* GIVEN REQUEST: Copy exactly the lines from the start of the material through the line with "(aloA) at (351,265)". Pictures stay out of the copy.

* SUPPLIED INFORMATION:
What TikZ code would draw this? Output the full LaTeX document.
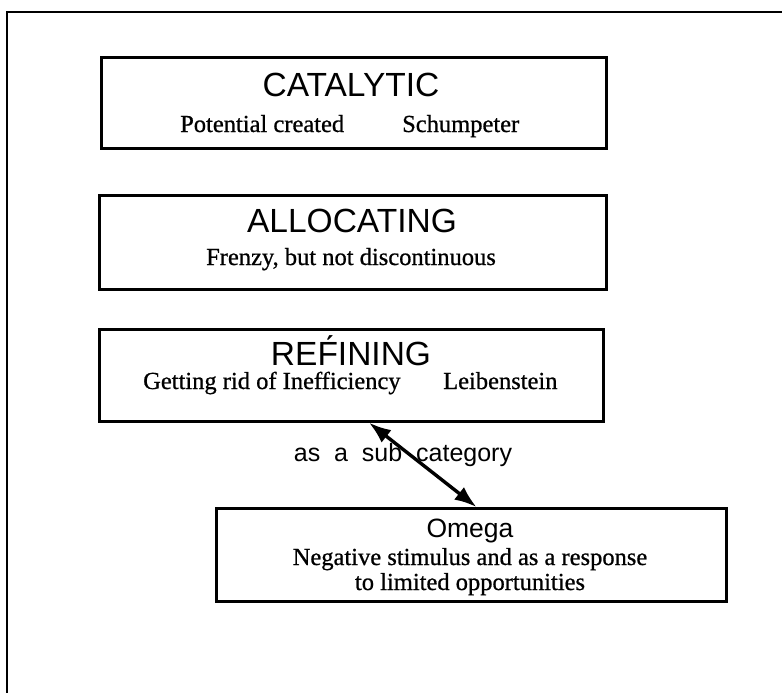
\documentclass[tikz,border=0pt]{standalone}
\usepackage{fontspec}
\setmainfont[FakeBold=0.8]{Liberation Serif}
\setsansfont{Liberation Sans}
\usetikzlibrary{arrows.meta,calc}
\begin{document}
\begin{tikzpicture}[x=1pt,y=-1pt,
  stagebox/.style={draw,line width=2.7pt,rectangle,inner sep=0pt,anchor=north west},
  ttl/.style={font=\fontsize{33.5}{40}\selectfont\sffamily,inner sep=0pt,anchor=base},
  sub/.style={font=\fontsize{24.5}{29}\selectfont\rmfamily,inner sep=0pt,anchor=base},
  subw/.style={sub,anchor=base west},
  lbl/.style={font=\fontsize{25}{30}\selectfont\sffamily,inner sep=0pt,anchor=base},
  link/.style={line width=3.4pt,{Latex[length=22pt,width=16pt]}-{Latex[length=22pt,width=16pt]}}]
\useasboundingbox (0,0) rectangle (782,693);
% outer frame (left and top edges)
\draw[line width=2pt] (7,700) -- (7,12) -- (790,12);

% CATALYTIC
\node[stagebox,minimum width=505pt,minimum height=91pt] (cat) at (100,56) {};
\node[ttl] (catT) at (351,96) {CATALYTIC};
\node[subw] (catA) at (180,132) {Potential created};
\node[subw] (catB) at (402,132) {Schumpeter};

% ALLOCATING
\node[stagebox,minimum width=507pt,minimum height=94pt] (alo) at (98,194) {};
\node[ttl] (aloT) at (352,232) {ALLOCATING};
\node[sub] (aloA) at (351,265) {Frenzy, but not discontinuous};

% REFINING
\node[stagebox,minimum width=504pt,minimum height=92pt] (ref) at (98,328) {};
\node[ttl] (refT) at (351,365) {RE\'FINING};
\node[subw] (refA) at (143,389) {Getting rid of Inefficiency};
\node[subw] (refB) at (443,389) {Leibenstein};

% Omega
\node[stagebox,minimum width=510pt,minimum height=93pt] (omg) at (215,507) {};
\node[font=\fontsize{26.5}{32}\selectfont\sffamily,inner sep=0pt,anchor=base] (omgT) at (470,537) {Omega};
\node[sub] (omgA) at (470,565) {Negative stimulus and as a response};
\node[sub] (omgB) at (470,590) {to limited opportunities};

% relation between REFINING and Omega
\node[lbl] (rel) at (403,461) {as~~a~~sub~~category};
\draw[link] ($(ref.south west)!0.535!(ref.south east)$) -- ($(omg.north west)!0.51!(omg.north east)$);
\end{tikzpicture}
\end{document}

* TASK SOLUTION:
What TikZ code would draw this? Output the full LaTeX document.
\documentclass[tikz,border=0pt]{standalone}
\usepackage{fontspec}
\setmainfont[FakeBold=0.8]{Liberation Serif}
\setsansfont{Liberation Sans}
\usetikzlibrary{arrows.meta,calc}
\begin{document}
\begin{tikzpicture}[x=1pt,y=-1pt,
  stagebox/.style={draw,line width=2.7pt,rectangle,inner sep=0pt,anchor=north west},
  ttl/.style={font=\fontsize{33.5}{40}\selectfont\sffamily,inner sep=0pt,anchor=base},
  sub/.style={font=\fontsize{24.5}{29}\selectfont\rmfamily,inner sep=0pt,anchor=base},
  subw/.style={sub,anchor=base west},
  lbl/.style={font=\fontsize{25}{30}\selectfont\sffamily,inner sep=0pt,anchor=base},
  link/.style={line width=3.4pt,{Latex[length=22pt,width=16pt]}-{Latex[length=22pt,width=16pt]}}]
\useasboundingbox (0,0) rectangle (782,693);
% outer frame (left and top edges)
\draw[line width=2pt] (7,700) -- (7,12) -- (790,12);

% CATALYTIC
\node[stagebox,minimum width=505pt,minimum height=91pt] (cat) at (100,56) {};
\node[ttl] (catT) at (351,96) {CATALYTIC};
\node[subw] (catA) at (180,132) {Potential created};
\node[subw] (catB) at (402,132) {Schumpeter};

% ALLOCATING
\node[stagebox,minimum width=507pt,minimum height=94pt] (alo) at (98,194) {};
\node[ttl] (aloT) at (352,232) {ALLOCATING};
\node[sub] (aloA) at (351,265) {Frenzy, but not discontinuous};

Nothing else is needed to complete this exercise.